§ Data provided
⟨

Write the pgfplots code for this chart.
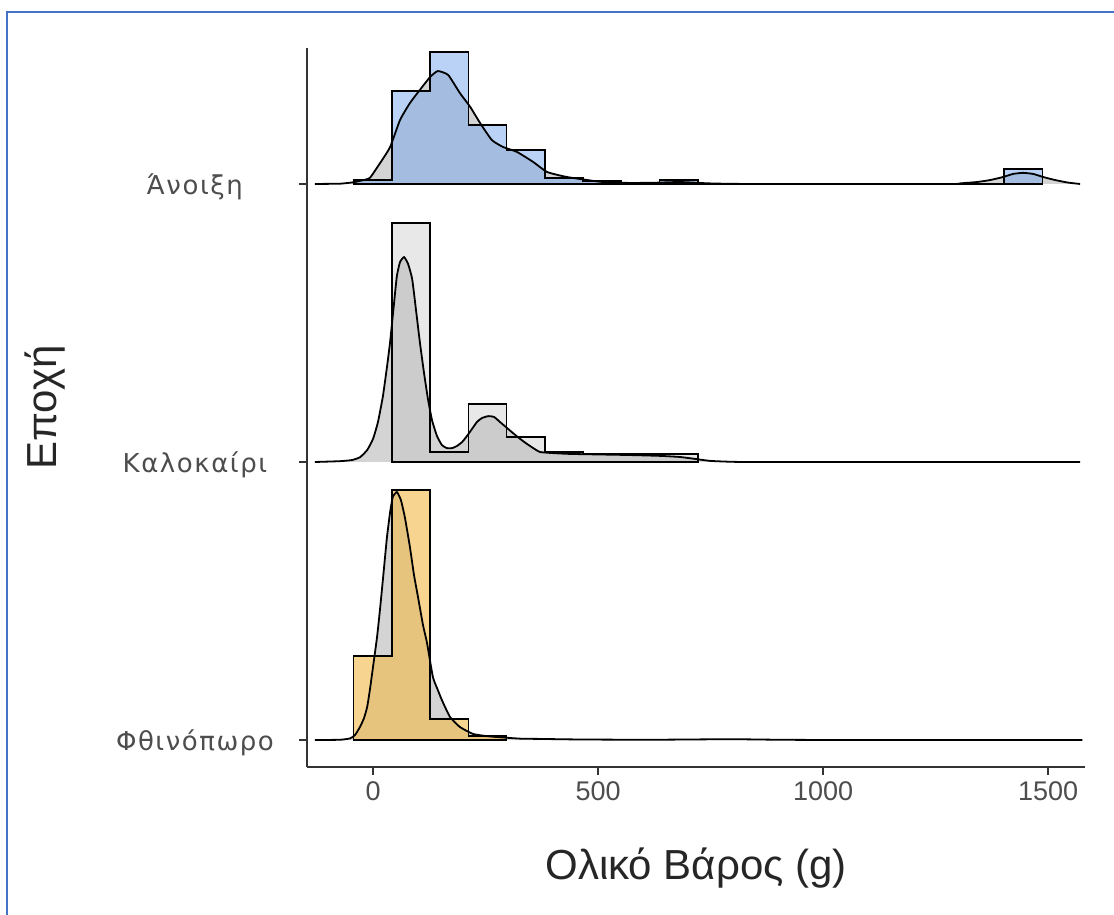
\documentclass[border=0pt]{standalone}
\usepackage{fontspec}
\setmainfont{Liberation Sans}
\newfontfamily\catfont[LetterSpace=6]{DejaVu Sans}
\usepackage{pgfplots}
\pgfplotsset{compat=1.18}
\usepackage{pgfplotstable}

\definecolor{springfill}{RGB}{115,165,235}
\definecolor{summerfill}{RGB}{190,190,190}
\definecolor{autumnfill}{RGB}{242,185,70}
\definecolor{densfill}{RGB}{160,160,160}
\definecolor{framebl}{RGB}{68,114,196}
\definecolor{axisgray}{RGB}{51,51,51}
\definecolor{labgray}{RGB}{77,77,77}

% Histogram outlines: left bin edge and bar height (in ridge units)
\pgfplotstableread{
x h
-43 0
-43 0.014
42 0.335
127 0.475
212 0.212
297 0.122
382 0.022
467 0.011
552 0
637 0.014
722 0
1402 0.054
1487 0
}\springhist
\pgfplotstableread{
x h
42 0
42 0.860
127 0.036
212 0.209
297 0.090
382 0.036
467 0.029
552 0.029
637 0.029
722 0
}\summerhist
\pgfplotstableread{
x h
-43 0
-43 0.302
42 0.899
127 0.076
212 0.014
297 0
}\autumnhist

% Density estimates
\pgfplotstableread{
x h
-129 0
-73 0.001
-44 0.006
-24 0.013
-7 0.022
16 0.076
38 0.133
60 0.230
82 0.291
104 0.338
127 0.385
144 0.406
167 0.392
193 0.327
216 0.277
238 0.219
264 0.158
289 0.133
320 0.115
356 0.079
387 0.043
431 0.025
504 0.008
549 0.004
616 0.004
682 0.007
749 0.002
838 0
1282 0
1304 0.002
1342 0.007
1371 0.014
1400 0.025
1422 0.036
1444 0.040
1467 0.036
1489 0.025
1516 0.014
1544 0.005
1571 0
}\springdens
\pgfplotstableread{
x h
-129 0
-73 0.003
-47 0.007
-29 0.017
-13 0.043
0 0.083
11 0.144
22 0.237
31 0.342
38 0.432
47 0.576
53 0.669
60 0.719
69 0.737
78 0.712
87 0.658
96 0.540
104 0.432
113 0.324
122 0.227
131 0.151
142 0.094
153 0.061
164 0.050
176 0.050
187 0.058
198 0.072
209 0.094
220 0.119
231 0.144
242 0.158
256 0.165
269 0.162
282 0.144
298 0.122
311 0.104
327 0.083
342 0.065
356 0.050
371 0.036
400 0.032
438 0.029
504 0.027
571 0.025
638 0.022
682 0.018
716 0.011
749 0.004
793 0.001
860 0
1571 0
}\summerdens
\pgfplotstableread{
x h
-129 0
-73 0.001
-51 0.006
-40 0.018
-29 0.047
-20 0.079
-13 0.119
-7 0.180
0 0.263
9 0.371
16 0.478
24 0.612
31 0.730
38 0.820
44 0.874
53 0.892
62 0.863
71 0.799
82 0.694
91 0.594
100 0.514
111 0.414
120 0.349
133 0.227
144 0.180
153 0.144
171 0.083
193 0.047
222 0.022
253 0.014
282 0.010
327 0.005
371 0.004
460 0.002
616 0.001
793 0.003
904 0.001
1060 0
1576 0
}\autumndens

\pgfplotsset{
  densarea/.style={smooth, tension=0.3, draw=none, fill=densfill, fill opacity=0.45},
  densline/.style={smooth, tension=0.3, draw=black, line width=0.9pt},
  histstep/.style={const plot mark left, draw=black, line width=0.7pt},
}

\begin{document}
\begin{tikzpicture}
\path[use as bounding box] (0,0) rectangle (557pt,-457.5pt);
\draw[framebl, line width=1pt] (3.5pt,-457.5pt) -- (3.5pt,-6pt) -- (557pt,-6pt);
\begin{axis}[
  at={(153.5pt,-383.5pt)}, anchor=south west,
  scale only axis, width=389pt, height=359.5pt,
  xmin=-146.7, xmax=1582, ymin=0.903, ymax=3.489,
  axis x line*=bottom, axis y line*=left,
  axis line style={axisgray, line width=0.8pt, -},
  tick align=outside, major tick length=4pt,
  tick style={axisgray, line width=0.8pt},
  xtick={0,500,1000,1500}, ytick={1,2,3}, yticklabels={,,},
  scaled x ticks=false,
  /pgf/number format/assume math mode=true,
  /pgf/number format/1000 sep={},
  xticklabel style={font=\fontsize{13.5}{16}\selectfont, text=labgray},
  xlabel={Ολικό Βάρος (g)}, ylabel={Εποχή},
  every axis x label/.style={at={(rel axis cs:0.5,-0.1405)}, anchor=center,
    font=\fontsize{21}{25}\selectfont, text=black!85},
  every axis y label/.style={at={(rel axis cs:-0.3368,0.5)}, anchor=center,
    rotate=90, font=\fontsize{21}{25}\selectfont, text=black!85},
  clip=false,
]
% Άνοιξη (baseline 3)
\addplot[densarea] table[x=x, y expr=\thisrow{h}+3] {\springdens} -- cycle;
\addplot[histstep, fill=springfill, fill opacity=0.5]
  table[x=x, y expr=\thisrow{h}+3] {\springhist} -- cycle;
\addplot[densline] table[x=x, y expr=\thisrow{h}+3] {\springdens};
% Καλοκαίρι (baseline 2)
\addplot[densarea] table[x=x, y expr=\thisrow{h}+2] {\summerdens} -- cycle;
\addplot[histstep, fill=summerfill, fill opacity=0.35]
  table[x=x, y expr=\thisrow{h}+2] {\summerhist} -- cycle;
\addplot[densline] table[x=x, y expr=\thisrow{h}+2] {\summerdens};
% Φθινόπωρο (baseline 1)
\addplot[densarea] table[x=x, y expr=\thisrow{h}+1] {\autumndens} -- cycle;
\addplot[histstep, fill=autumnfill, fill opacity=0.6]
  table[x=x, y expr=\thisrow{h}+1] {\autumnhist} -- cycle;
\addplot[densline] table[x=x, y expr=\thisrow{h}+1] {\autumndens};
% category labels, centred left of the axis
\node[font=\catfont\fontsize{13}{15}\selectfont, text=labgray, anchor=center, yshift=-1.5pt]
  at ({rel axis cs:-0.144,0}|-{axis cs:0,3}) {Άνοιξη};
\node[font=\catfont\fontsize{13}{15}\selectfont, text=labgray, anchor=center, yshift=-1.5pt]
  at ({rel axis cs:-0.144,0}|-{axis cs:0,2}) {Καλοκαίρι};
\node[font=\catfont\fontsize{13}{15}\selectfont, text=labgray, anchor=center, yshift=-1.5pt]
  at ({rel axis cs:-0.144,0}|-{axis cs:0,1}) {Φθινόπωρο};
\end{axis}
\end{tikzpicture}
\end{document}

⟩

§ Required task
Restate the whole of the material word for word without the pictures.

§ Output of the exercise
Write the pgfplots code for this chart.
\documentclass[border=0pt]{standalone}
\usepackage{fontspec}
\setmainfont{Liberation Sans}
\newfontfamily\catfont[LetterSpace=6]{DejaVu Sans}
\usepackage{pgfplots}
\pgfplotsset{compat=1.18}
\usepackage{pgfplotstable}

\definecolor{springfill}{RGB}{115,165,235}
\definecolor{summerfill}{RGB}{190,190,190}
\definecolor{autumnfill}{RGB}{242,185,70}
\definecolor{densfill}{RGB}{160,160,160}
\definecolor{framebl}{RGB}{68,114,196}
\definecolor{axisgray}{RGB}{51,51,51}
\definecolor{labgray}{RGB}{77,77,77}

% Histogram outlines: left bin edge and bar height (in ridge units)
\pgfplotstableread{
x h
-43 0
-43 0.014
42 0.335
127 0.475
212 0.212
297 0.122
382 0.022
467 0.011
552 0
637 0.014
722 0
1402 0.054
1487 0
}\springhist
\pgfplotstableread{
x h
42 0
42 0.860
127 0.036
212 0.209
297 0.090
382 0.036
467 0.029
552 0.029
637 0.029
722 0
}\summerhist
\pgfplotstableread{
x h
-43 0
-43 0.302
42 0.899
127 0.076
212 0.014
297 0
}\autumnhist

% Density estimates
\pgfplotstableread{
x h
-129 0
-73 0.001
-44 0.006
-24 0.013
-7 0.022
16 0.076
38 0.133
60 0.230
82 0.291
104 0.338
127 0.385
144 0.406
167 0.392
193 0.327
216 0.277
238 0.219
264 0.158
289 0.133
320 0.115
356 0.079
387 0.043
431 0.025
504 0.008
549 0.004
616 0.004
682 0.007
749 0.002
838 0
1282 0
1304 0.002
1342 0.007
1371 0.014
1400 0.025
1422 0.036
1444 0.040
1467 0.036
1489 0.025
1516 0.014
1544 0.005
1571 0
}\springdens
\pgfplotstableread{
x h
-129 0
-73 0.003
-47 0.007
-29 0.017
-13 0.043
0 0.083
11 0.144
22 0.237
31 0.342
38 0.432
47 0.576
53 0.669
60 0.719
69 0.737
78 0.712
87 0.658
96 0.540
104 0.432
113 0.324
122 0.227
131 0.151
142 0.094
153 0.061
164 0.050
176 0.050
187 0.058
198 0.072
209 0.094
220 0.119
231 0.144
242 0.158
256 0.165
269 0.162
282 0.144
298 0.122
311 0.104
327 0.083
342 0.065
356 0.050
371 0.036
400 0.032
438 0.029
504 0.027
571 0.025
638 0.022
682 0.018
716 0.011
749 0.004
793 0.001
860 0
1571 0
}\summerdens
\pgfplotstableread{
x h
-129 0
-73 0.001
-51 0.006
-40 0.018
-29 0.047
-20 0.079
-13 0.119
-7 0.180
0 0.263
9 0.371
16 0.478
24 0.612
31 0.730
38 0.820
44 0.874
53 0.892
62 0.863
71 0.799
82 0.694
91 0.594
100 0.514
111 0.414
120 0.349
133 0.227
144 0.180
153 0.144
171 0.083
193 0.047
222 0.022
253 0.014
282 0.010
327 0.005
371 0.004
460 0.002
616 0.001
793 0.003
904 0.001
1060 0
1576 0
}\autumndens

\pgfplotsset{
  densarea/.style={smooth, tension=0.3, draw=none, fill=densfill, fill opacity=0.45},
  densline/.style={smooth, tension=0.3, draw=black, line width=0.9pt},
  histstep/.style={const plot mark left, draw=black, line width=0.7pt},
}

\begin{document}
\begin{tikzpicture}
\path[use as bounding box] (0,0) rectangle (557pt,-457.5pt);
\draw[framebl, line width=1pt] (3.5pt,-457.5pt) -- (3.5pt,-6pt) -- (557pt,-6pt);
\begin{axis}[
  at={(153.5pt,-383.5pt)}, anchor=south west,
  scale only axis, width=389pt, height=359.5pt,
  xmin=-146.7, xmax=1582, ymin=0.903, ymax=3.489,
  axis x line*=bottom, axis y line*=left,
  axis line style={axisgray, line width=0.8pt, -},
  tick align=outside, major tick length=4pt,
  tick style={axisgray, line width=0.8pt},
  xtick={0,500,1000,1500}, ytick={1,2,3}, yticklabels={,,},
  scaled x ticks=false,
  /pgf/number format/assume math mode=true,
  /pgf/number format/1000 sep={},
  xticklabel style={font=\fontsize{13.5}{16}\selectfont, text=labgray},
  xlabel={Ολικό Βάρος (g)}, ylabel={Εποχή},
  every axis x label/.style={at={(rel axis cs:0.5,-0.1405)}, anchor=center,
    font=\fontsize{21}{25}\selectfont, text=black!85},
  every axis y label/.style={at={(rel axis cs:-0.3368,0.5)}, anchor=center,
    rotate=90, font=\fontsize{21}{25}\selectfont, text=black!85},
  clip=false,
]
% Άνοιξη (baseline 3)
\addplot[densarea] table[x=x, y expr=\thisrow{h}+3] {\springdens} -- cycle;
\addplot[histstep, fill=springfill, fill opacity=0.5]
  table[x=x, y expr=\thisrow{h}+3] {\springhist} -- cycle;
\addplot[densline] table[x=x, y expr=\thisrow{h}+3] {\springdens};
% Καλοκαίρι (baseline 2)
\addplot[densarea] table[x=x, y expr=\thisrow{h}+2] {\summerdens} -- cycle;
\addplot[histstep, fill=summerfill, fill opacity=0.35]
  table[x=x, y expr=\thisrow{h}+2] {\summerhist} -- cycle;
\addplot[densline] table[x=x, y expr=\thisrow{h}+2] {\summerdens};
% Φθινόπωρο (baseline 1)
\addplot[densarea] table[x=x, y expr=\thisrow{h}+1] {\autumndens} -- cycle;
\addplot[histstep, fill=autumnfill, fill opacity=0.6]
  table[x=x, y expr=\thisrow{h}+1] {\autumnhist} -- cycle;
\addplot[densline] table[x=x, y expr=\thisrow{h}+1] {\autumndens};
% category labels, centred left of the axis
\node[font=\catfont\fontsize{13}{15}\selectfont, text=labgray, anchor=center, yshift=-1.5pt]
  at ({rel axis cs:-0.144,0}|-{axis cs:0,3}) {Άνοιξη};
\node[font=\catfont\fontsize{13}{15}\selectfont, text=labgray, anchor=center, yshift=-1.5pt]
  at ({rel axis cs:-0.144,0}|-{axis cs:0,2}) {Καλοκαίρι};
\node[font=\catfont\fontsize{13}{15}\selectfont, text=labgray, anchor=center, yshift=-1.5pt]
  at ({rel axis cs:-0.144,0}|-{axis cs:0,1}) {Φθινόπωρο};
\end{axis}
\end{tikzpicture}
\end{document}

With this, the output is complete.